DB2 LUW Database: Key elements of your database performance score will reflect the use of indexes, table fragmentation and I/O balance, optimizer statistics, parameter settings, transaction logging, database layout, session activity, cache utilizations, sorts, buffer pool utilizations, locks, deadlocks and others. These areas will be investigated extensively based on the overall behavior of the database and analyzed in detail in the resulting report.


Client Communications: There are several connection optimizations for the IBM DB2 LUW system. These will be evaluated for appropriateness in the environment for traditional client server or n-tier connections. If you are connecting to DB2 LUW with older software, there is tremendous opportunity for performance improvements through client library upgrades.


Application Implementation: Database applications can often be enhanced with techniques introduced after the application was originally designed. The use of prepared SQL statements, for example, is a common way to gain performance. A discussion with the developers on-site will guide the XTIVIA engineer’s recommendations for improving the application, if need be. We’re also happy to tell you when your applications are well written.
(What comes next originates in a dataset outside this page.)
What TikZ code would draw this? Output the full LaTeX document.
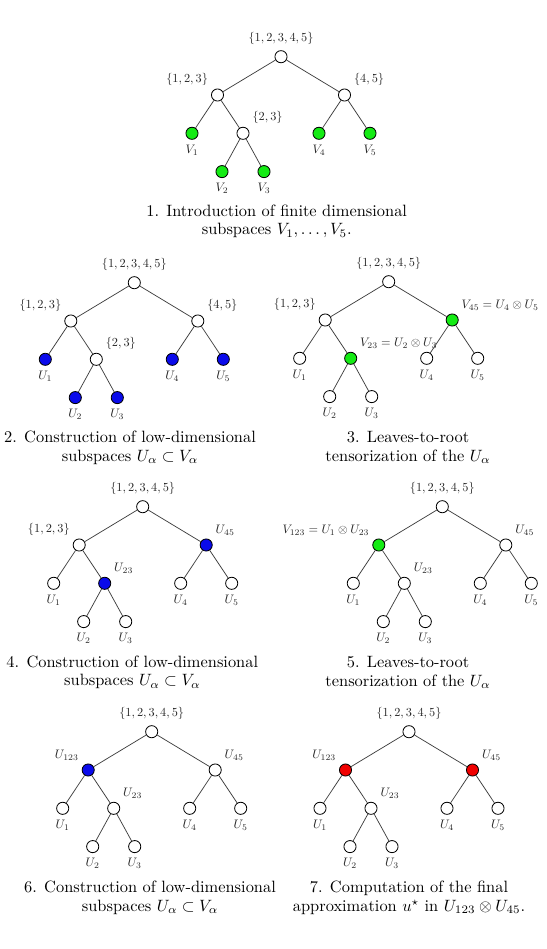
\RequirePackage{fix-cm}
\documentclass[tikz,border=0pt]{standalone}
\usepackage{graphicx}
\definecolor{ngreen}{RGB}{20,235,20}
\definecolor{nblue}{RGB}{10,10,235}
\definecolor{nred}{RGB}{240,0,0}
\newcommand\lb[1]{\scalebox{0.75}{$#1$}}
\tikzset{
  vtx/.style={circle, draw=black, line width=0.5pt, minimum size=7.4pt, inner sep=0pt, fill=white},
  lab/.style={font=\normalsize, text=black!85, inner sep=2.4pt},
  edge/.style={draw=black!75, line width=0.45pt},
  captxt/.style={font=\fontsize{10}{11.4}\selectfont, align=center},
}
\newcommand\htree[7]{%
  \begin{scope}[shift={#2}]
    \node[vtx, label={[lab]above:\lb{\{1,2,3,4,5\}}}] (#1r) at (0,0) {};
    \node[vtx, #5] (#1a) at (-63.5,38.3) {};
    \node[vtx, #6] (#1b) at (63.5,38.3) {};
    \node[vtx, #4, label={[lab]below:\lb{#3_1}}] (#1l1) at (-89,76.6) {};
    \node[vtx, #7] (#1c) at (-38,76.6) {};
    \node[vtx, #4, label={[lab]below:\lb{#3_4}}] (#1l4) at (38,76.6) {};
    \node[vtx, #4, label={[lab]below:\lb{#3_5}}] (#1l5) at (89,76.6) {};
    \node[vtx, #4, label={[lab]below:\lb{#3_2}}] (#1l2) at (-59,114.9) {};
    \node[vtx, #4, label={[lab]below:\lb{#3_3}}] (#1l3) at (-17,114.9) {};
    \draw[edge] (#1r)--(#1a) (#1r)--(#1b) (#1a)--(#1l1) (#1a)--(#1c)
                (#1c)--(#1l2) (#1c)--(#1l3) (#1b)--(#1l4) (#1b)--(#1l5);
  \end{scope}}
\begin{document}
\begin{tikzpicture}[x=0.61pt, y=-0.61pt, label distance=0.6pt]
\fill[white] (0,0) rectangle (546,949);
\useasboundingbox (0,0) rectangle (546,949);
% 1
\htree{p}{(281,56.7)}{V}{fill=ngreen}
  {label={[lab]above left:\lb{\{1,2,3\}}}}
  {label={[lab]above right:\lb{\{4,5\}}}}
  {label={[lab]above right:\lb{\{2,3\}}}}
\node[captxt] (c1) at (276.7,221.2) {1. Introduction of finite dimensional\\subspaces $V_1,\ldots,V_5$.};
% 2
\htree{q}{(134.3,282.7)}{U}{fill=nblue}
  {label={[lab]above left:\lb{\{1,2,3\}}}}
  {label={[lab]above right:\lb{\{4,5\}}}}
  {label={[lab]above right:\lb{\{2,3\}}}}
\node[captxt] (c2) at (130,447.5) {2. Construction of low-dimensional\\subspaces $U_\alpha\subset V_\alpha$};
% 3
\htree{s}{(388.7,281.7)}{U}{}
  {label={[lab]above left:\lb{\{1,2,3\}}}}
  {fill=ngreen, label={[lab]above right:\lb{V_{45}=U_4\otimes U_5}}}
  {fill=ngreen, label={[lab]above right:\lb{V_{23}=U_2\otimes U_3}}}
\node[captxt] (c3) at (408,447.5) {3. Leaves-to-root\\tensorization of the $U_\alpha$};
% 4
\htree{t}{(142.7,506.7)}{U}{}
  {label={[lab]above left:\lb{\{1,2,3\}}}}
  {fill=nblue, label={[lab]above right:\lb{U_{45}}}}
  {fill=nblue, label={[lab]above right:\lb{U_{23}}}}
\node[captxt] (c4) at (132.3,672.3) {4. Construction of low-dimensional\\subspaces $U_\alpha\subset V_\alpha$};
% 5
\htree{v}{(442.3,506.7)}{U}{}
  {fill=ngreen, label={[lab]above left:\lb{V_{123}=U_1\otimes U_{23}}}}
  {label={[lab]above right:\lb{U_{45}}}}
  {label={[lab]above right:\lb{U_{23}}}}
\node[captxt] (c5) at (408,672.5) {5. Leaves-to-root\\tensorization of the $U_\alpha$};
% 6
\htree{w}{(151.7,731.7)}{U}{}
  {fill=nblue, label={[lab]above left:\lb{U_{123}}}}
  {label={[lab]above right:\lb{U_{45}}}}
  {label={[lab]above right:\lb{U_{23}}}}
\node[captxt] (c6) at (150,897.5) {6. Construction of low-dimensional\\subspaces $U_\alpha\subset V_\alpha$};
% 7
\htree{z}{(409,731.7)}{U}{}
  {fill=nred, label={[lab]above left:\lb{U_{123}}}}
  {fill=nred, label={[lab]above right:\lb{U_{45}}}}
  {label={[lab]above right:\lb{U_{23}}}}
\node[captxt] (c7) at (409,897.5) {7. Computation of the final\\approximation $u^\star$ in $U_{123}\otimes U_{45}$.};
\end{tikzpicture}
\end{document}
While the above analysis strives to leverage hardware and software to its fullest potential, this area of the assessment strives to provide operational stability to the environment. Looking at batch jobs, backup and recovery strategies, logging strategies, upgrade strategies and test platform capability will help the engineer provide recommendations for improving availability.

We can also analyze sample workloads and make recommendations for incorporating features such as Materialized Query Tables (MQT) or Multidimensional Clustering (MDC). When users report application slowness or other problems which are might be attributed to the database, XTIVIA will work closely with your team to determine exactly where the issue lies—is it really a database performance issue, or an issue with the application request to the database? In many cases, providing constructive feedback to application vendors can produces a better and more efficient user experience.

NOTE: if this evaluation is to be thorough and meaningful, you will need to provide access to your systems and key personnel during the performance analysis. Key individuals may include the DBA, the system administrator, the application team leader and others you identify as being able to provide insight to the design and workings of the current system.